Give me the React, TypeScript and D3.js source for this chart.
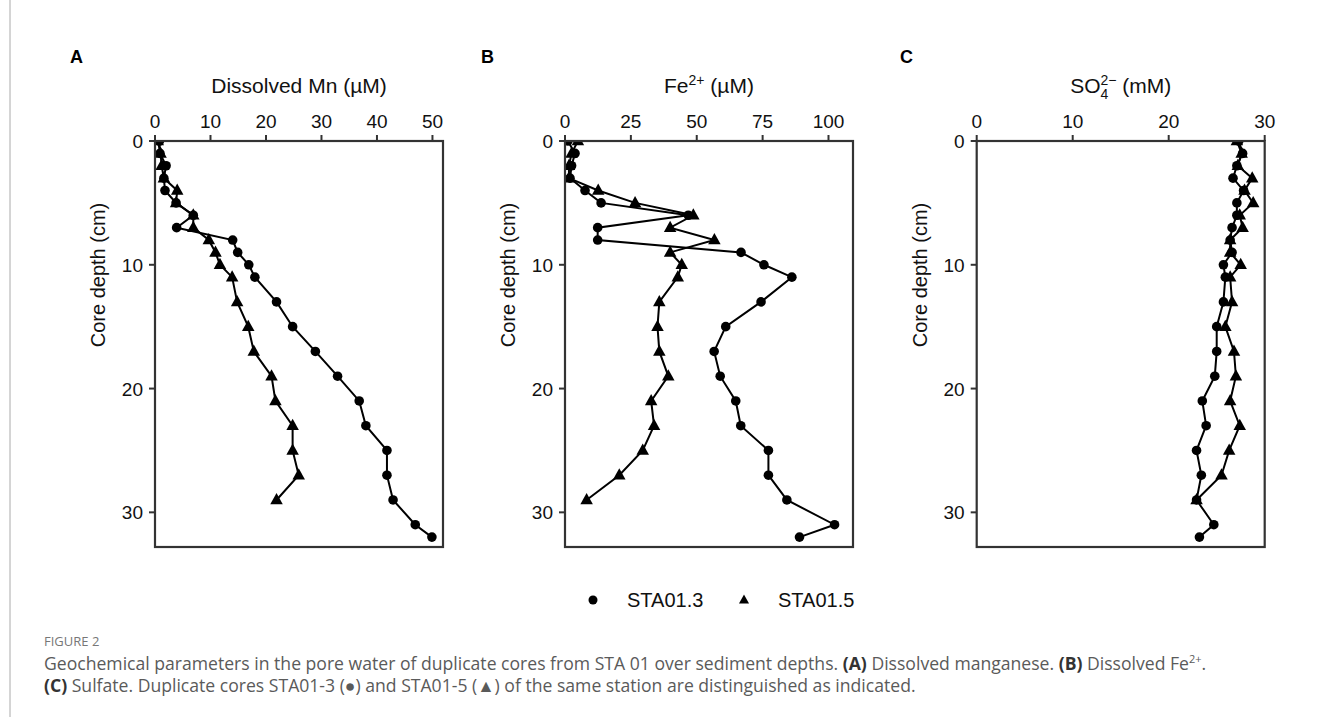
import React from "react";
import * as d3 from "d3";

// ---- data ----
const depthsSTA013 = [0, 1, 2, 3, 4, 5, 6, 7, 8, 9, 10, 11, 13, 15, 17, 19, 21, 23, 25, 27, 29, 31, 32];
const depthsSTA015 = [0, 1, 2, 3, 4, 5, 6, 7, 8, 9, 10, 11, 13, 15, 17, 19, 21, 23, 25, 27, 29];

const mnSTA013 = [0.8, 0.9, 2.0, 1.6, 1.8, 3.8, 6.9, 3.9, 14.0, 14.9, 16.9, 18.0, 21.9, 24.8, 28.9, 32.9, 36.8, 38.0, 41.8, 41.8, 42.9, 46.9, 49.9];
const mnSTA015 = [0.5, 1.0, 1.2, 1.6, 4.0, 3.8, 6.9, 6.9, 9.7, 10.9, 11.7, 13.9, 14.8, 16.8, 17.8, 21.0, 21.7, 24.8, 24.8, 25.9, 21.9];

const feSTA013 = [1.1, 3.8, 2.5, 1.9, 7.6, 13.7, 46.8, 12.4, 12.4, 66.8, 75.5, 86.1, 74.4, 61.0, 56.6, 58.9, 64.8, 66.7, 77.2, 77.2, 84.2, 102.3, 89.0];
const feSTA015 = [4.9, 2.5, 1.5, 1.5, 12.6, 26.6, 48.7, 39.9, 56.7, 39.9, 44.3, 42.8, 35.8, 35.1, 35.8, 39.2, 32.7, 33.8, 29.5, 20.6, 8.2];

const so4STA013 = [27.3, 27.7, 27.1, 26.7, 27.8, 27.1, 27.1, 26.6, 26.4, 26.6, 25.7, 25.9, 25.7, 25.0, 25.0, 24.8, 23.5, 23.9, 22.9, 23.4, 22.9, 24.7, 23.2];
const so4STA015 = [27.1, 27.6, 27.2, 28.7, 27.9, 28.8, 27.4, 27.7, 26.4, 26.4, 27.5, 26.4, 26.6, 25.9, 26.8, 27.0, 26.4, 27.4, 26.3, 25.5, 22.9];

const mnTicks = [0, 10, 20, 30, 40, 50];
const feTicks = [0, 25, 50, 75, 100];
const so4Ticks = [0, 10, 20, 30];
const depthTicks = [0, 10, 20, 30];
const seriesNames = ["STA01.3", "STA01.5"];

// ---- layout ----
const W = 1322;
const H = 719;
const TOP = 141;
const BOTTOM = 547;
const PW = 288;
const FONT = "'Liberation Sans', Arial, Helvetica, sans-serif";
const FRAME = "#333";

const yScale = d3.scaleLinear().domain([0, 32.8]).range([TOP, BOTTOM]);

function triPath(cx: number, cy: number, s: number) {
  const h = s * 0.9;
  return `M${cx},${cy - h * 0.62}L${cx + s / 2},${cy + h * 0.38}L${cx - s / 2},${cy + h * 0.38}Z`;
}

type PanelProps = {
  id: string;
  left: number;
  xMax: number;
  ticks: number[];
  letter: string;
  letterX: number;
  title: React.ReactNode;
  c: number[];
  t: number[];
};

function Panel({ id, left, xMax, ticks, letter, letterX, title, c, t }: PanelProps) {
  const x = d3.scaleLinear().domain([0, xMax]).range([left, left + PW]);
  const line = d3
    .line<[number, number]>()
    .x((d) => x(d[0]))
    .y((d) => yScale(d[1]));
  const cPts: [number, number][] = c.map((v, i) => [v, depthsSTA013[i]]);
  const tPts: [number, number][] = t.map((v, i) => [v, depthsSTA015[i]]);
  const cx = left + PW / 2;
  return (
    <g>
      <defs>
        <clipPath id={`clip-${id}`}>
          <rect x={left} y={TOP} width={PW} height={BOTTOM - TOP} />
        </clipPath>
      </defs>
      <text x={letterX} y={63} fontFamily={FONT} fontWeight="bold" fontSize={18} fill="#000">
        {letter}
      </text>
      <text x={cx} y={93} textAnchor="middle" fontFamily={FONT} fontSize={21} fill="#111">
        {title}
      </text>
      {ticks.map((v) => (
        <g key={v}>
          <line x1={x(v)} x2={x(v)} y1={TOP} y2={TOP - 6} stroke={FRAME} strokeWidth={2} />
          <text x={x(v)} y={128} textAnchor="middle" fontFamily={FONT} fontSize={19} fill="#111">
            {v}
          </text>
        </g>
      ))}
      {depthTicks.map((v) => (
        <g key={v}>
          <line x1={left} x2={left - 6} y1={yScale(v)} y2={yScale(v)} stroke={FRAME} strokeWidth={2} />
          <text x={left - 12} y={yScale(v) + 7} textAnchor="end" fontFamily={FONT} fontSize={19} fill="#111">
            {v}
          </text>
        </g>
      ))}
      <text
        transform={`translate(${left - 50},275) rotate(-90)`}
        textAnchor="middle"
        fontFamily={FONT}
        fontSize={20}
        fill="#111"
      >
        Core depth (cm)
      </text>
      <g clipPath={`url(#clip-${id})`}>
        <path d={line(cPts) || ""} fill="none" stroke="#000" strokeWidth={2} />
        {cPts.map((p, i) => (
          <circle key={i} cx={x(p[0])} cy={yScale(p[1])} r={4.8} fill="#000" />
        ))}
        <path d={line(tPts) || ""} fill="none" stroke="#000" strokeWidth={2} />
        {tPts.map((p, i) => (
          <path key={i} d={triPath(x(p[0]), yScale(p[1]), 12.5)} fill="#000" />
        ))}
      </g>
      <rect x={left} y={TOP} width={PW} height={BOTTOM - TOP} fill="none" stroke={FRAME} strokeWidth={2.2} />
    </g>
  );
}

export default function App() {
  const capFont = "'Open Sans', 'Noto Sans', sans-serif";
  return (
    <svg
      width={W}
      height={H}
      viewBox={`0 0 ${W} ${H}`}
      style={{ position: "absolute", left: 0, top: 0, background: "#fff" }}
    >
      <rect x={0} y={0} width={W} height={H} fill="#fff" />
      <line x1={10} x2={10} y1={0} y2={717} stroke="#aaa" strokeWidth={1} />
      <Panel
        id="a"
        left={155}
        xMax={51.9}
        ticks={mnTicks}
        letter="A"
        letterX={70}
        title={"Dissolved Mn (\u00b5M)"}
        c={mnSTA013}
        t={mnSTA015}
      />
      <Panel
        id="b"
        left={565}
        xMax={109.3}
        ticks={feTicks}
        letter="B"
        letterX={481}
        title={
          <>
            <tspan>Fe</tspan>
            <tspan fontSize={14} dy={-8}>2+</tspan>
            <tspan dy={8}> (µM)</tspan>
          </>
        }
        c={feSTA013}
        t={feSTA015}
      />
      <Panel
        id="c"
        left={976.7}
        xMax={30}
        ticks={so4Ticks}
        letter="C"
        letterX={900}
        title={
          <>
            <tspan>SO</tspan>
            <tspan fontSize={14} dy={6}>4</tspan>
            <tspan fontSize={14} dx={-8} dy={-14}>2−</tspan>
            <tspan dy={8}> (mM)</tspan>
          </>
        }
        c={so4STA013}
        t={so4STA015}
      />
      {/* legend */}
      <g fontFamily={FONT} fontSize={20} fill="#111">
        <circle cx={593} cy={600} r={4.5} fill="#000" />
        <text x={627} y={607}>{seriesNames[0]}</text>
        <path d={triPath(744, 600, 10)} fill="#000" />
        <text x={778} y={607}>{seriesNames[1]}</text>
      </g>
      {/* caption */}
      <text x={44} y={646} fontFamily={capFont} fontSize={13} fill="#777">FIGURE 2</text>
      <text x={44} y={670} fontFamily={capFont} fontSize={17.6} fill="#5a5a5a">
        Geochemical parameters in the pore water of duplicate cores from STA 01 over sediment depths.{" "}
        <tspan fontWeight="bold" fill="#333">(A)</tspan> Dissolved manganese.{" "}
        <tspan fontWeight="bold" fill="#333">(B)</tspan> Dissolved Fe
        <tspan fontSize={11} dy={-7}>2+</tspan>
        <tspan dy={7}>.</tspan>
      </text>
      <text x={44} y={692} fontFamily={capFont} fontSize={17.6} fill="#5a5a5a">
        <tspan fontWeight="bold" fill="#333">(C)</tspan> Sulfate. Duplicate cores STA01-3 (●) and STA01-5 (▲) of the
        same station are distinguished as indicated.
      </text>
    </svg>
  );
}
——
Write out again exactly the lines from the start of the data above through the line containing "24.8, 25.9, 21.9];", inclusive, excluding any pictures.

Give me the React, TypeScript and D3.js source for this chart.
import React from "react";
import * as d3 from "d3";

// ---- data ----
const depthsSTA013 = [0, 1, 2, 3, 4, 5, 6, 7, 8, 9, 10, 11, 13, 15, 17, 19, 21, 23, 25, 27, 29, 31, 32];
const depthsSTA015 = [0, 1, 2, 3, 4, 5, 6, 7, 8, 9, 10, 11, 13, 15, 17, 19, 21, 23, 25, 27, 29];

const mnSTA013 = [0.8, 0.9, 2.0, 1.6, 1.8, 3.8, 6.9, 3.9, 14.0, 14.9, 16.9, 18.0, 21.9, 24.8, 28.9, 32.9, 36.8, 38.0, 41.8, 41.8, 42.9, 46.9, 49.9];
const mnSTA015 = [0.5, 1.0, 1.2, 1.6, 4.0, 3.8, 6.9, 6.9, 9.7, 10.9, 11.7, 13.9, 14.8, 16.8, 17.8, 21.0, 21.7, 24.8, 24.8, 25.9, 21.9];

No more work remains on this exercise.